| What you will do |
From the very first line of the data to the line containing "minimum width=244, minimum", retype everything exactly, leaving the pictures behind.

:: Data provided

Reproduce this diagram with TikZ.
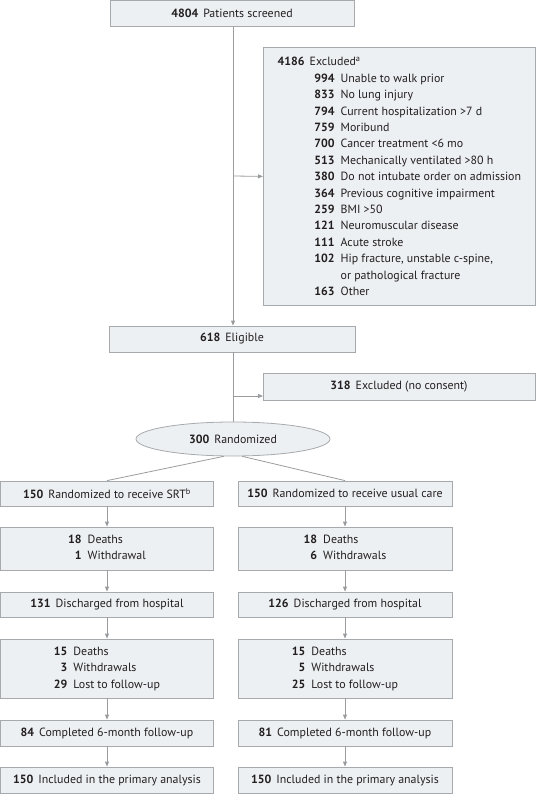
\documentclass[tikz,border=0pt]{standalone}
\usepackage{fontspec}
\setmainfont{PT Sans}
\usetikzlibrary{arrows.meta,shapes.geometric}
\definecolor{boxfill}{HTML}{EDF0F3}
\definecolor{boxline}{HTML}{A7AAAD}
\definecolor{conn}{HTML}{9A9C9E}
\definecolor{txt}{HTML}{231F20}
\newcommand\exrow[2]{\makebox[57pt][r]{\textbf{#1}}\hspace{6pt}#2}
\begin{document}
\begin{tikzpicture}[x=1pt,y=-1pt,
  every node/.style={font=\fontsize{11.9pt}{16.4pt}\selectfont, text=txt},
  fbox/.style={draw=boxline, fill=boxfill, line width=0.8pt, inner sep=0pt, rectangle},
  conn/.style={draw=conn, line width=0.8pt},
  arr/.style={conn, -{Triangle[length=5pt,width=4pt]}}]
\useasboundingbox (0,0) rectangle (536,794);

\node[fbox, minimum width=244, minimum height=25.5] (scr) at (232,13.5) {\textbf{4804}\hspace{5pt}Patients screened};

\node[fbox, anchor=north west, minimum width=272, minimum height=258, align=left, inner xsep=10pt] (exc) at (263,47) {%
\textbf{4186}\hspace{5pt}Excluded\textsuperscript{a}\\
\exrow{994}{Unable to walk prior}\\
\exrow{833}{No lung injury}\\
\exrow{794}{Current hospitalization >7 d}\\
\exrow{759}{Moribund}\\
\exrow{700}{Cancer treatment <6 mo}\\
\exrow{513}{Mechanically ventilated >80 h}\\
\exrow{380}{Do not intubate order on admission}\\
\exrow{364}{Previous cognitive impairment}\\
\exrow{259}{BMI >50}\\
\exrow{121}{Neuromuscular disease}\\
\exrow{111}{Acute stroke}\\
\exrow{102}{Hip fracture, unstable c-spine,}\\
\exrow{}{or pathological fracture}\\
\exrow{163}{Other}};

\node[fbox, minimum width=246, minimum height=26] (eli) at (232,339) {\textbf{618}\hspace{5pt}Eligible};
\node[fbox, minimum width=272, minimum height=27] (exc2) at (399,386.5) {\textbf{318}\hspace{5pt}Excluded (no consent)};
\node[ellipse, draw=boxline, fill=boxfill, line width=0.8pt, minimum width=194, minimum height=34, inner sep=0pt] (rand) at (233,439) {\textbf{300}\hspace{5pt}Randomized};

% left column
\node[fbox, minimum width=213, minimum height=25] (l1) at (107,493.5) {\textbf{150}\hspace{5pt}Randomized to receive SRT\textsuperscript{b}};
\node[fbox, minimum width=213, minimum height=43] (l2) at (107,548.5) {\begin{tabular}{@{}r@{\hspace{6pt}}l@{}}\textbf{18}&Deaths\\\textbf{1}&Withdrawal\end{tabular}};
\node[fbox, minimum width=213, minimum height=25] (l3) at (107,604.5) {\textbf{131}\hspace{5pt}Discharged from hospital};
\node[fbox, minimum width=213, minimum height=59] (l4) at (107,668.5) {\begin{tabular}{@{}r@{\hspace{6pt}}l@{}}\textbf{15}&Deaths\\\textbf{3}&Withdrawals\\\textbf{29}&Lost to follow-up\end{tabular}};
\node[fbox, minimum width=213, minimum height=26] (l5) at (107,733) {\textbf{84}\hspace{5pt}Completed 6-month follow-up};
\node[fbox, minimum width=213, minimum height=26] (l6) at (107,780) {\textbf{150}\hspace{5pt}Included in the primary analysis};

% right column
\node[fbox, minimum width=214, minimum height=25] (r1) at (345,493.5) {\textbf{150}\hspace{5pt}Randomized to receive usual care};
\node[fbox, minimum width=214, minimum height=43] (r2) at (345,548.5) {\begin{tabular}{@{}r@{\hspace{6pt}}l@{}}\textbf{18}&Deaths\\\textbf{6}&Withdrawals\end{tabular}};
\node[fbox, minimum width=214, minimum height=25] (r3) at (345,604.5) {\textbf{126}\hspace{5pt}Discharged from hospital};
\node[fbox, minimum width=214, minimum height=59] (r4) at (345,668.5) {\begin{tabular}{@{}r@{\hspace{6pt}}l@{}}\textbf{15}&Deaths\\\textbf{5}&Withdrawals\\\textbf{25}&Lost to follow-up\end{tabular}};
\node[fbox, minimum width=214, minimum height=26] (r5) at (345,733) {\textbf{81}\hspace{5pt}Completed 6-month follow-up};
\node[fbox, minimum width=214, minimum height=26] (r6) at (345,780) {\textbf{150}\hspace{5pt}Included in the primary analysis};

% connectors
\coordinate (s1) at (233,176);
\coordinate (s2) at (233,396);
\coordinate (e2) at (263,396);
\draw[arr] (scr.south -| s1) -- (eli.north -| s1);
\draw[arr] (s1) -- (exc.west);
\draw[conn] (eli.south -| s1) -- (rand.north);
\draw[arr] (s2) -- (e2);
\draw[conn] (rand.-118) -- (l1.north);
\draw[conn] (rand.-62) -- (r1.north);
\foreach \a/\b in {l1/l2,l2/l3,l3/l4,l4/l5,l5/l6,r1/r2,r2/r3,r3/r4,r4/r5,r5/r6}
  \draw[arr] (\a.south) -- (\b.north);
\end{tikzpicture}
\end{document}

::::

| Full output |
Reproduce this diagram with TikZ.
\documentclass[tikz,border=0pt]{standalone}
\usepackage{fontspec}
\setmainfont{PT Sans}
\usetikzlibrary{arrows.meta,shapes.geometric}
\definecolor{boxfill}{HTML}{EDF0F3}
\definecolor{boxline}{HTML}{A7AAAD}
\definecolor{conn}{HTML}{9A9C9E}
\definecolor{txt}{HTML}{231F20}
\newcommand\exrow[2]{\makebox[57pt][r]{\textbf{#1}}\hspace{6pt}#2}
\begin{document}
\begin{tikzpicture}[x=1pt,y=-1pt,
  every node/.style={font=\fontsize{11.9pt}{16.4pt}\selectfont, text=txt},
  fbox/.style={draw=boxline, fill=boxfill, line width=0.8pt, inner sep=0pt, rectangle},
  conn/.style={draw=conn, line width=0.8pt},
  arr/.style={conn, -{Triangle[length=5pt,width=4pt]}}]
\useasboundingbox (0,0) rectangle (536,794);

\node[fbox, minimum width=244, minimum height=25.5] (scr) at (232,13.5) {\textbf{4804}\hspace{5pt}Patients screened};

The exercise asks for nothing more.